§ **Exercise instructions**: Tally the lines holding the word "draws" and state the count by itself.

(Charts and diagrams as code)
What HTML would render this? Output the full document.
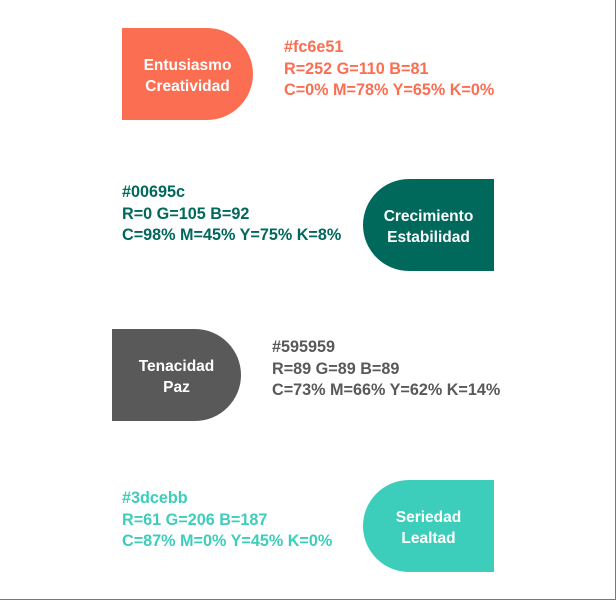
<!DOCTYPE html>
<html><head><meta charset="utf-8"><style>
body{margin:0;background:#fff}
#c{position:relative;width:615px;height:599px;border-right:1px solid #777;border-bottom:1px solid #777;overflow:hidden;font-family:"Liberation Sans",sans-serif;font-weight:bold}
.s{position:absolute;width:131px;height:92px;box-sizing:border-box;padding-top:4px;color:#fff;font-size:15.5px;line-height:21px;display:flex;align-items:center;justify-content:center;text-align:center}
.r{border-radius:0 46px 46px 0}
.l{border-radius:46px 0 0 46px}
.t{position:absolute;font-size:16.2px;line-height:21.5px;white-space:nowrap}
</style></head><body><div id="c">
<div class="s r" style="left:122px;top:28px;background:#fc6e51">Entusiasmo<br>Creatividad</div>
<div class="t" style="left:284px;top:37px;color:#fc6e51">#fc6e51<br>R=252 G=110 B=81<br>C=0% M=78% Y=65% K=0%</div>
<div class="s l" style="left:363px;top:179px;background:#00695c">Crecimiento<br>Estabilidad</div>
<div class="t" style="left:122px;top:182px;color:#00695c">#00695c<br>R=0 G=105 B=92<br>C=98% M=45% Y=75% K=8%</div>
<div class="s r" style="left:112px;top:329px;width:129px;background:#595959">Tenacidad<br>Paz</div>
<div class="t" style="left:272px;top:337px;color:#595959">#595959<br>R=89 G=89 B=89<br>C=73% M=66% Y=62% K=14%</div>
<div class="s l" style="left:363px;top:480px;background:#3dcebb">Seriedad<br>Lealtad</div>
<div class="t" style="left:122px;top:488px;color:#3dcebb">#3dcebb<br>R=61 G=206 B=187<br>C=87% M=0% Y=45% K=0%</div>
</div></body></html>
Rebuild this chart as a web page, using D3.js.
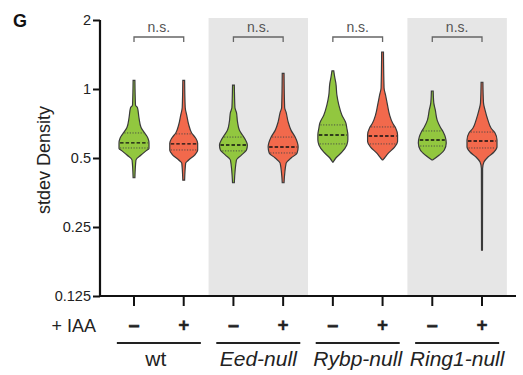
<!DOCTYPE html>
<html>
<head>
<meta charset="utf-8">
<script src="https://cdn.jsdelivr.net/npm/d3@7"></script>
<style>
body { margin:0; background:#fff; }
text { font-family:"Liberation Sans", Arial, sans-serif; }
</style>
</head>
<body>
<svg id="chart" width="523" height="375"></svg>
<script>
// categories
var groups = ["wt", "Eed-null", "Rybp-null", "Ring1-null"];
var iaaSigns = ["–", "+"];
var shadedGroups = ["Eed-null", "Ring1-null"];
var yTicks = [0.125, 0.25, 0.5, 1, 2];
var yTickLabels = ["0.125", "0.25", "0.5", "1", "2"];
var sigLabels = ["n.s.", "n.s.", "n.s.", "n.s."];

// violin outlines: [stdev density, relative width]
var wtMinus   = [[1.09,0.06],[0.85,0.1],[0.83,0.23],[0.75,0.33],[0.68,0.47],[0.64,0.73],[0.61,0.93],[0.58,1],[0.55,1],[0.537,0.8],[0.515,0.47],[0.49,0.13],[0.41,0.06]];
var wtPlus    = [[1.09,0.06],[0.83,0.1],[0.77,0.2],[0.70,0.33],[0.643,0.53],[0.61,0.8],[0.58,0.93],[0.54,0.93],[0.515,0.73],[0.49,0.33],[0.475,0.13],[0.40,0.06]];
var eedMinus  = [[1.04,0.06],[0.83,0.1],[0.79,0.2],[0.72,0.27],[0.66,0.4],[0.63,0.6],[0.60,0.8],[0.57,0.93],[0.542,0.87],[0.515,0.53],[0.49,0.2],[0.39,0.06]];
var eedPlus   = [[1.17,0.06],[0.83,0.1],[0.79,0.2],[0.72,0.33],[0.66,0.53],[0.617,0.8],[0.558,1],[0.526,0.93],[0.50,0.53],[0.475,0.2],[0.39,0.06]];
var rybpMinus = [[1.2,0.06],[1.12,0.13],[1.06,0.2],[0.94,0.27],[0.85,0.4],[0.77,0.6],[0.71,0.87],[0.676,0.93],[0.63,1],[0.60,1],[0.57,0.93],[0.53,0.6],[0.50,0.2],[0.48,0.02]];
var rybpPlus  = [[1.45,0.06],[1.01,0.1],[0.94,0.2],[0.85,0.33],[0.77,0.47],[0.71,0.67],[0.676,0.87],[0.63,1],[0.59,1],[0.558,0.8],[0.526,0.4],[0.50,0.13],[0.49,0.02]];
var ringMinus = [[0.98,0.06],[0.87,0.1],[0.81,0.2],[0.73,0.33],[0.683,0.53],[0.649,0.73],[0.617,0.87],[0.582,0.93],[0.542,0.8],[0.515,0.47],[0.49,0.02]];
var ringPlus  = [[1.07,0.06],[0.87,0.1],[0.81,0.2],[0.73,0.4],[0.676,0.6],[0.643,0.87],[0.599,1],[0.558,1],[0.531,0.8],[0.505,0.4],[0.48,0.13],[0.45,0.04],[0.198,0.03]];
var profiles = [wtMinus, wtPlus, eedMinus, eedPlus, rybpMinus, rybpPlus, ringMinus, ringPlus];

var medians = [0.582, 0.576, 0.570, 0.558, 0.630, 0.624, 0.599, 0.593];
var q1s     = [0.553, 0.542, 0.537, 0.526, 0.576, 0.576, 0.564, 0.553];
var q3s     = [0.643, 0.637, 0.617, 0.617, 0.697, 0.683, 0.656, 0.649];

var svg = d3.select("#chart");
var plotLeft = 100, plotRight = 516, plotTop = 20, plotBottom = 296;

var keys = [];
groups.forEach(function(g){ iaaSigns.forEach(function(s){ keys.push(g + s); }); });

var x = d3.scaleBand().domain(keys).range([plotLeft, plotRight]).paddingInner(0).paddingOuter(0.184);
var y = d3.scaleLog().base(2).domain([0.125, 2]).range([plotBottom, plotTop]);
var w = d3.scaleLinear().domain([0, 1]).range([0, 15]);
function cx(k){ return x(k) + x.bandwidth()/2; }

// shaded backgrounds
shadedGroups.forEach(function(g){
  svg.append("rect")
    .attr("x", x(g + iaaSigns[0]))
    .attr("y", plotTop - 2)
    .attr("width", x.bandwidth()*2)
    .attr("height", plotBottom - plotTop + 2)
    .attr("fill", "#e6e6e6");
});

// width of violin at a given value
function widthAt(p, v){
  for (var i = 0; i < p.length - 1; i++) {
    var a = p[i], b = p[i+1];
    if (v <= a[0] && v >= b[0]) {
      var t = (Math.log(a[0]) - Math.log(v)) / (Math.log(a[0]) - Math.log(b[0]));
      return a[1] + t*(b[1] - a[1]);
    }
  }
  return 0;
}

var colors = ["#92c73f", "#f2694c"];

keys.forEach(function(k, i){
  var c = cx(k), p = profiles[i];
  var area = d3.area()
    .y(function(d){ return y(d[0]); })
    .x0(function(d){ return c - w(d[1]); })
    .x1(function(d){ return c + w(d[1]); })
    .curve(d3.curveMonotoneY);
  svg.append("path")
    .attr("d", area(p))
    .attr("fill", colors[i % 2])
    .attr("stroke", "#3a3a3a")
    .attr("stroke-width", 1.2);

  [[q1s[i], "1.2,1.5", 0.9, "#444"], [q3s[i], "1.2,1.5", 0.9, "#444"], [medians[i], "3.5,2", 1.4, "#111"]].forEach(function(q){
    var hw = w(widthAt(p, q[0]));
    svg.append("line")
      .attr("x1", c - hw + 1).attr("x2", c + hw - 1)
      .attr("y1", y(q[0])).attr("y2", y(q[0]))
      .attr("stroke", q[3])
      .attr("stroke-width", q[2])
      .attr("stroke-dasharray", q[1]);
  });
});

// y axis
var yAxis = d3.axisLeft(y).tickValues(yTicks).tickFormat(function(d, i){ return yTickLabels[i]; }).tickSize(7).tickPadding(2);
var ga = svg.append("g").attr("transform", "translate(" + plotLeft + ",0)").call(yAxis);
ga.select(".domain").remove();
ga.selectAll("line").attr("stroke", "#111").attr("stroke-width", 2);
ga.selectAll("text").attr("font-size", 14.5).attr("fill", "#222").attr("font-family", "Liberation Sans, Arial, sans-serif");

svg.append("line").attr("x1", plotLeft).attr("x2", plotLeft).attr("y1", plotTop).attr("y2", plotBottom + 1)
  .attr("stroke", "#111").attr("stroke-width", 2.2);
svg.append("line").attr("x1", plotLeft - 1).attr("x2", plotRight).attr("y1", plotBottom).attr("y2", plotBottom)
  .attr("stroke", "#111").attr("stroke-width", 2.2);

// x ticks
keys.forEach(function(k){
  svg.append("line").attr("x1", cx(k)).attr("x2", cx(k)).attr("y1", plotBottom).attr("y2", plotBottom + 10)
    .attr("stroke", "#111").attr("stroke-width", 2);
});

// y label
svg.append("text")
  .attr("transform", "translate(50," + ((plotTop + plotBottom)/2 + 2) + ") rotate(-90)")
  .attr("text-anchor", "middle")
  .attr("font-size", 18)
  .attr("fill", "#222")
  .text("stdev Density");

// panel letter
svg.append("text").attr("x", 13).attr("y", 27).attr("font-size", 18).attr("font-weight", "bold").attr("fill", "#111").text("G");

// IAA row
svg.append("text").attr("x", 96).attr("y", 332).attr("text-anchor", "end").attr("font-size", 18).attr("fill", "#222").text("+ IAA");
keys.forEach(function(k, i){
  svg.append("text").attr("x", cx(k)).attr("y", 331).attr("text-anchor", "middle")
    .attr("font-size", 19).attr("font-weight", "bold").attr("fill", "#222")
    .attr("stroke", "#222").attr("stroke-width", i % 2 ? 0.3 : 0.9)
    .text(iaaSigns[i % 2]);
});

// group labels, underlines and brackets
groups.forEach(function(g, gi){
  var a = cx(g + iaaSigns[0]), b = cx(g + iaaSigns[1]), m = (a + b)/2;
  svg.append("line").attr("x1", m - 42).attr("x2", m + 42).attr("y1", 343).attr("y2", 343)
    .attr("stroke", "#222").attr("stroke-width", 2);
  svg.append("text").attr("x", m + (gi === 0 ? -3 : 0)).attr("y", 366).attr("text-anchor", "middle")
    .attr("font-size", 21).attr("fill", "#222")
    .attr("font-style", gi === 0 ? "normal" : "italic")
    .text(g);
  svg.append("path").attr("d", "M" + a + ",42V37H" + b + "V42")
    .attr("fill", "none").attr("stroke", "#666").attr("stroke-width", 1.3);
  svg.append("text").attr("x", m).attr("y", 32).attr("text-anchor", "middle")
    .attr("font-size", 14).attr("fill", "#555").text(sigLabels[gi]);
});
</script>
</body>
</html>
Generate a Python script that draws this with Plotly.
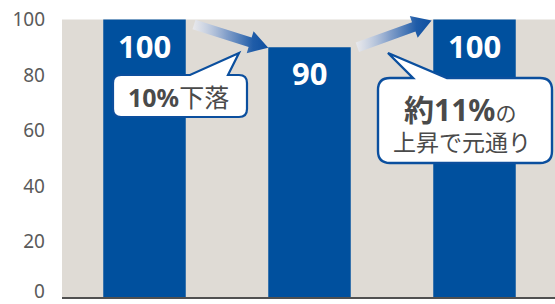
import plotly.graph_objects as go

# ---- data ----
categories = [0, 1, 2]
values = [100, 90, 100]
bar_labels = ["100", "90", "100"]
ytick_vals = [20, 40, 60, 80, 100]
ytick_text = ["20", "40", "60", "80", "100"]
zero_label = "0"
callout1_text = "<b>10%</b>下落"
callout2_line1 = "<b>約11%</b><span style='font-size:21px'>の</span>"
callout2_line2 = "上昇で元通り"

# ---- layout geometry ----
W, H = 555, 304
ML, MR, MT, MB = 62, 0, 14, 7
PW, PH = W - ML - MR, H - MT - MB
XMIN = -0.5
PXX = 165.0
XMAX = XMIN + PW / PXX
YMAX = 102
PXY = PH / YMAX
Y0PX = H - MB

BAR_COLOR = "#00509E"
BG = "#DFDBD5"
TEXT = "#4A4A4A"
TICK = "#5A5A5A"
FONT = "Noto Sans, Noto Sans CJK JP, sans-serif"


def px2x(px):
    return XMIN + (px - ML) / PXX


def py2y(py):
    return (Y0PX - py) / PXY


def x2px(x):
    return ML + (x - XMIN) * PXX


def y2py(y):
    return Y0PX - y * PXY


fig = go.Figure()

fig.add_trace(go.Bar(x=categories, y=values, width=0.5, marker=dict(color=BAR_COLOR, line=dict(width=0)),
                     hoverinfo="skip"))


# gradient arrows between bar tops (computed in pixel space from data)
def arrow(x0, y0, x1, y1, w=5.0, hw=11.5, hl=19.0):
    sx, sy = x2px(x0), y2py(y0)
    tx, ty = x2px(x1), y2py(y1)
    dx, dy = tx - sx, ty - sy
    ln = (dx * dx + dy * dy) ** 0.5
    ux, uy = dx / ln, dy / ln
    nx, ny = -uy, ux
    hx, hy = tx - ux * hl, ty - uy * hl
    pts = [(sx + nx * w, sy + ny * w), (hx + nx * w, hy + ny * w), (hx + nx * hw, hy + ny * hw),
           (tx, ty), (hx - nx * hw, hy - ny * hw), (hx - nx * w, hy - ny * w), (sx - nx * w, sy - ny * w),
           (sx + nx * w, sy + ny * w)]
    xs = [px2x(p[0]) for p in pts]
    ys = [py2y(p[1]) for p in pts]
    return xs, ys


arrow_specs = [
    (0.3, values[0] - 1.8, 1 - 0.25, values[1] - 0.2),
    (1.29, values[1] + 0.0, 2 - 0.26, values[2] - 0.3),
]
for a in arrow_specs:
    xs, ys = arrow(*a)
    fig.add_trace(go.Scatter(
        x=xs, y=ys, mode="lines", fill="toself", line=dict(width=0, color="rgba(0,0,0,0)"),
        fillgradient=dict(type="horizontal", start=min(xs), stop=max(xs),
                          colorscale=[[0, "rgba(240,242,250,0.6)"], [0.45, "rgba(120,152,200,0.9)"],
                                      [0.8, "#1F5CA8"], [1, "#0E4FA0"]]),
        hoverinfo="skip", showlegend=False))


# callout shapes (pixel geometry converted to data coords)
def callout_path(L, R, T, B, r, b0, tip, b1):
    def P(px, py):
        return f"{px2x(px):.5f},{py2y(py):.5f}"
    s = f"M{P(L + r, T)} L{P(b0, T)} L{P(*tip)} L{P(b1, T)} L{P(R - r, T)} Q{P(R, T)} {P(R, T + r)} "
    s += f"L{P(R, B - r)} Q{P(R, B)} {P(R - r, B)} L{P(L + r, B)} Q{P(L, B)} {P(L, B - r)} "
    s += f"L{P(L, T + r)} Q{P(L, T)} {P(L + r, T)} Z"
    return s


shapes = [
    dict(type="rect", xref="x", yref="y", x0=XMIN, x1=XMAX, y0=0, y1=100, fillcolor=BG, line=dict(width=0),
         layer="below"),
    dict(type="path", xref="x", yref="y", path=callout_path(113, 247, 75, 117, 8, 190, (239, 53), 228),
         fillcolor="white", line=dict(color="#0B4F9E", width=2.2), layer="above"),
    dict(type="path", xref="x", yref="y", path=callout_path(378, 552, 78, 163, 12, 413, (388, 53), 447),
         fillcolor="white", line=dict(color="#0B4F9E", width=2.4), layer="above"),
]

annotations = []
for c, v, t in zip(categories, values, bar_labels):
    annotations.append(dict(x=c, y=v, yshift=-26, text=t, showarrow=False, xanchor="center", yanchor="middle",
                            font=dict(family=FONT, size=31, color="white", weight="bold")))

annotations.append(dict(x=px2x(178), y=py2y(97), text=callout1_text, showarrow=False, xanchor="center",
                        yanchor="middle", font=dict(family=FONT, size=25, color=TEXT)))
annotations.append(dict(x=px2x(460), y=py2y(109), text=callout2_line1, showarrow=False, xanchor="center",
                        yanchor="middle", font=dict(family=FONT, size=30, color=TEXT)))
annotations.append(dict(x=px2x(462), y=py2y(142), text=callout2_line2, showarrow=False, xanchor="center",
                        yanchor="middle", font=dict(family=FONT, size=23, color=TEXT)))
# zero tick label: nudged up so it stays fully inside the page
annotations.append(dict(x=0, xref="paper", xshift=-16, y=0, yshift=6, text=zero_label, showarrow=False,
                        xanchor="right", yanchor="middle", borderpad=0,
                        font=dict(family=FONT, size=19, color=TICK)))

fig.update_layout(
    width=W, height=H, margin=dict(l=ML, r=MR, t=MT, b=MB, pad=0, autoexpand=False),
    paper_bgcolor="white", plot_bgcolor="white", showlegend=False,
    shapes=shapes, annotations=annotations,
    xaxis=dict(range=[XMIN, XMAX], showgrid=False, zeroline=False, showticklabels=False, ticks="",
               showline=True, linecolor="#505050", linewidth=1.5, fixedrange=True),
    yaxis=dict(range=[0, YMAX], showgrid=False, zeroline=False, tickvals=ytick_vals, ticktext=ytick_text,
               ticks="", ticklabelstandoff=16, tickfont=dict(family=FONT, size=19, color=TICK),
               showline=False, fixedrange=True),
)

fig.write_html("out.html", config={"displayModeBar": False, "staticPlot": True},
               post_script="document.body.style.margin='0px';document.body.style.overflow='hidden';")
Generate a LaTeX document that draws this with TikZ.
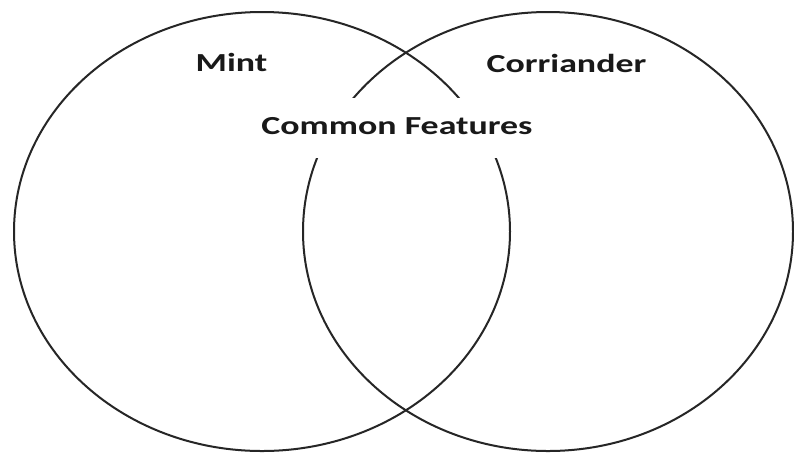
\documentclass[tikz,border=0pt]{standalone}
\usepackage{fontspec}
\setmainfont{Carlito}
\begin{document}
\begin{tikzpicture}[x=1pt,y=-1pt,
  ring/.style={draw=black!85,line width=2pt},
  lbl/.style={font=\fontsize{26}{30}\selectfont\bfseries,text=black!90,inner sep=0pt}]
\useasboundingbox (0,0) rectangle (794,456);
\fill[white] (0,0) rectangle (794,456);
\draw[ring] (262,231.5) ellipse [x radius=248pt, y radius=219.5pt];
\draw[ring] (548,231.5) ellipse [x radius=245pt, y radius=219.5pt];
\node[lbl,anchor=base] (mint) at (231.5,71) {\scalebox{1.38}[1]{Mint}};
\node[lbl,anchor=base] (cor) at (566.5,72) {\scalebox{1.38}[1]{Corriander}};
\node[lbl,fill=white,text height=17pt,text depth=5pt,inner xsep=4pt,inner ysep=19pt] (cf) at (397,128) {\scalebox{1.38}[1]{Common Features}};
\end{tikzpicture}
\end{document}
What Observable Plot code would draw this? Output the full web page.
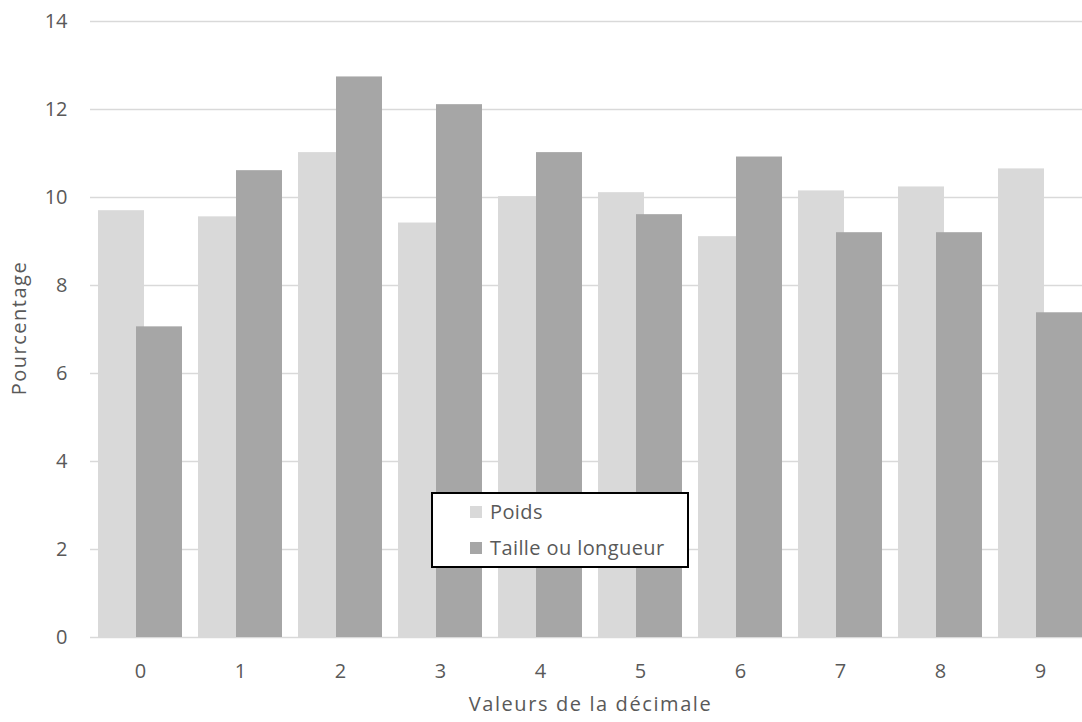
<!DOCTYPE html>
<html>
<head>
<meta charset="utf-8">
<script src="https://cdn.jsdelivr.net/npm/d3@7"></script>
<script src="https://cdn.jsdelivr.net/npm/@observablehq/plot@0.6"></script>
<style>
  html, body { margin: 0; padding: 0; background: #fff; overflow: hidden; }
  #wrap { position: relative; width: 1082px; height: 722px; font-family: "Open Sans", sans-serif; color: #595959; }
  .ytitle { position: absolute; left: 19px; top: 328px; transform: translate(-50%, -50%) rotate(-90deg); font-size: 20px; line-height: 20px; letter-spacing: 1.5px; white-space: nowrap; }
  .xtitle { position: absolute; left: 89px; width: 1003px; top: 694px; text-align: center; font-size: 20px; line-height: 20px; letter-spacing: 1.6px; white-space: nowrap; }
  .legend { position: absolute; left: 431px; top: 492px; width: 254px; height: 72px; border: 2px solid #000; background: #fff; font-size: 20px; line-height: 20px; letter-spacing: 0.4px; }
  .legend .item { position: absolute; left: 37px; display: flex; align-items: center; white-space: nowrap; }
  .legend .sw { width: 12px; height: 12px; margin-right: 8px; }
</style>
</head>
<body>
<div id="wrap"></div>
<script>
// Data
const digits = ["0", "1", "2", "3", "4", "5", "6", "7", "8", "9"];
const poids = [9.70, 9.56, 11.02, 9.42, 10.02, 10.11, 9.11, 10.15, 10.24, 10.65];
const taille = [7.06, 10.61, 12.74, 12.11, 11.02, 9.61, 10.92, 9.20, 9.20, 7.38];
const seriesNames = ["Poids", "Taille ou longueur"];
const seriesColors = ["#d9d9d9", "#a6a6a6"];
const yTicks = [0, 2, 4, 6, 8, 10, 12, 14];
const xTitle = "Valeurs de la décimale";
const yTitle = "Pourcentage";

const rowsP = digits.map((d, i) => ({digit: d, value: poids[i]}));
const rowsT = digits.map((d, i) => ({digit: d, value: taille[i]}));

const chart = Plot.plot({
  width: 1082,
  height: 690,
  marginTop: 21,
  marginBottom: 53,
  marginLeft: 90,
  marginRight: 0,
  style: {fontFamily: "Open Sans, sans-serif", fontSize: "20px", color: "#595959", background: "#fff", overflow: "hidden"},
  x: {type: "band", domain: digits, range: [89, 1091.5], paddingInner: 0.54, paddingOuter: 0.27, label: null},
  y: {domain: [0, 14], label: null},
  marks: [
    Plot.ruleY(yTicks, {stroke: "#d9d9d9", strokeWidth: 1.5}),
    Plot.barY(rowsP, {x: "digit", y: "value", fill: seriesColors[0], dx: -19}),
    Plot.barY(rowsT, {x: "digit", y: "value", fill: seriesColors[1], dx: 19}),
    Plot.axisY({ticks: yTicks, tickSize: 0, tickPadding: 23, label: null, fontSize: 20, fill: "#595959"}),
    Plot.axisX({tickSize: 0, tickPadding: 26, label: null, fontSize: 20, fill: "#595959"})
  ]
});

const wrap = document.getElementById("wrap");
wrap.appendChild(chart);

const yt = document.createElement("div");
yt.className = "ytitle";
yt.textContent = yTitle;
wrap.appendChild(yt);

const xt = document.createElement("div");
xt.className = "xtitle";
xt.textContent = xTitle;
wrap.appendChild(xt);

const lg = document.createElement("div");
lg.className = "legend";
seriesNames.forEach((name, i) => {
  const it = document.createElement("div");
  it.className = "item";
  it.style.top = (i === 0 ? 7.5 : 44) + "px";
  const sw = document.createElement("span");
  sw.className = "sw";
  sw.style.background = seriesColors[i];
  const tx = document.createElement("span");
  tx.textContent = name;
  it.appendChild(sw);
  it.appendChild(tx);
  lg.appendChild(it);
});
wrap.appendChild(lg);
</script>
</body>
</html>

§ **Complete answer**: 2